Wayne Martin brings sparks of joy wherever he goes. Whether he is driving with his loyal dog, Scrappy, to the water at sunset, displaying his watercolor paintings, or generously helping and supporting his neighbors, Wayne is sure to make you smile. Our family is always excited to see Wayne’s truck in the evenings and to say hello to Scrappy. In our recent conversation, Wayne shared his and his family’s history and his passion for painting.
Wayne is a 6th generation waterman, and his son is a 7th generation waterman. He began working on the water in 1962 with his father when he was 17 years old, and he did not retire until he was 75. Similarly, his father worked on the water dredging oysters from when he was 12 years old until he was 77 years old. Wayne’s career as an oysterman was interrupted by his time in the Navy and by various moratoriums that were placed on fishing. Wayne remembers that there used to be more fish and that the biggest moneymaker used to be shadfish; however, a moratorium was placed on shadfish in 1988. Before that, the Kepone disaster in the 70s shut everything down in the James River. Kepone was an insecticide that a factory in Hopewell, Virginia produced. For nearly 10 years the chemical’s waste was dumped into the waterway, and government officials overlooked the danger. Fishing was eventually prohibited because of the danger, and this was a severe blow to the fishing industry. During these forced times away from the water, Wayne worked for Canon as a toolmaster and for GE, but he always found himself returning to his roots.
Speaking of roots, the Martins have claimed Virginia as their home for hundreds of years. John Martin landed at Jamestown with John Smith, so Wayne can claim that his family has lived here since 1607. The Martins moved to Rescue in 1870. Wayne moved across the Chuckatuck Creek 34 years ago when he got married, and he said with a laugh that he’s still called a “come here” because he moved from the neighboring Isle of Wight County.

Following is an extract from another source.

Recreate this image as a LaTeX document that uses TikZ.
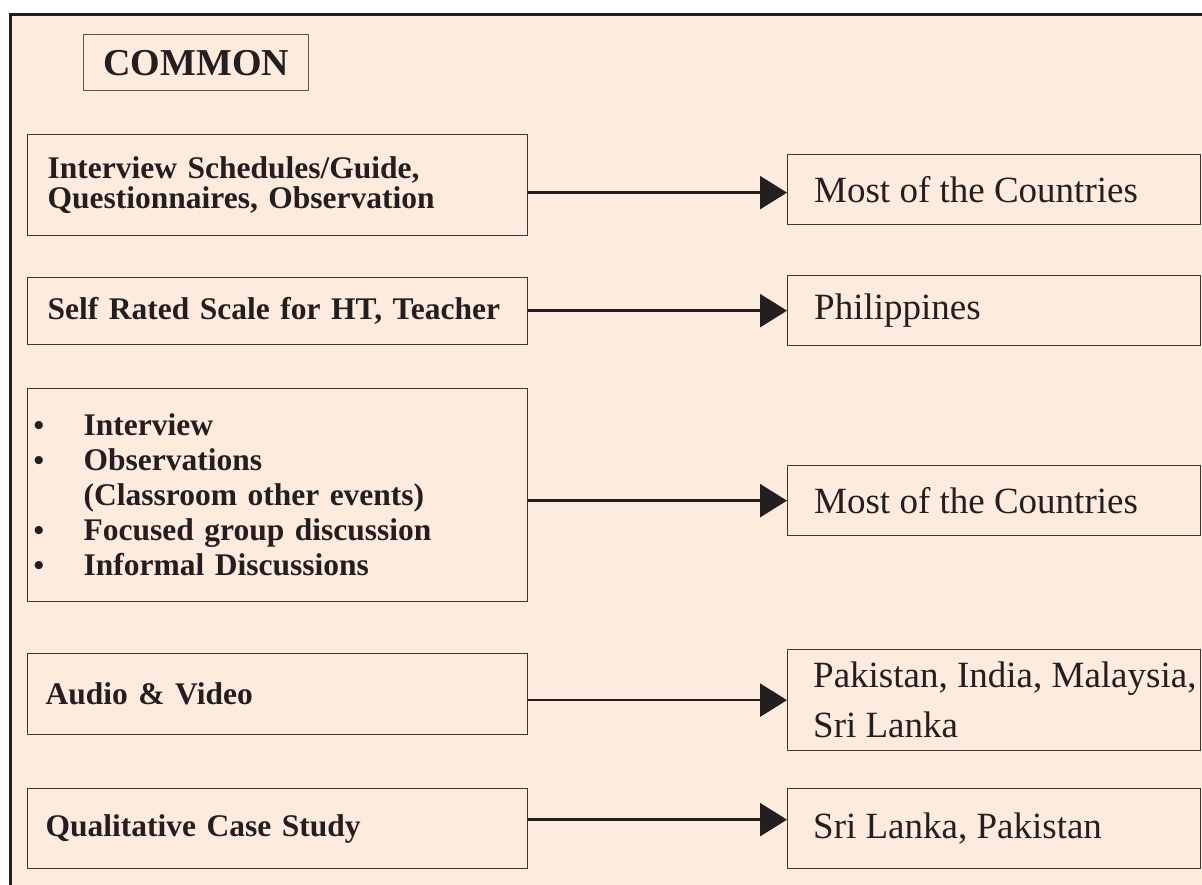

Wayne has been painting for 33 years and began because of his brother and friend. His brother went to college to be an artist, and his friend, a watercolor artist, invited him to a painting class. Wayne was hooked as has been doing it ever since. He is mainly inspired by the nature around him, especially water scenes. Commercial boats, lighthouses, and waterfowl will frequently make their way into his paintings. His favorite picture was of the Shoal Lighthouse on the James River with a boat loaded with oysters in front of it. Wayne still attends art shows with his paintings, and he is the featured artist at the Suffolk Cultural Arts Center for the next month.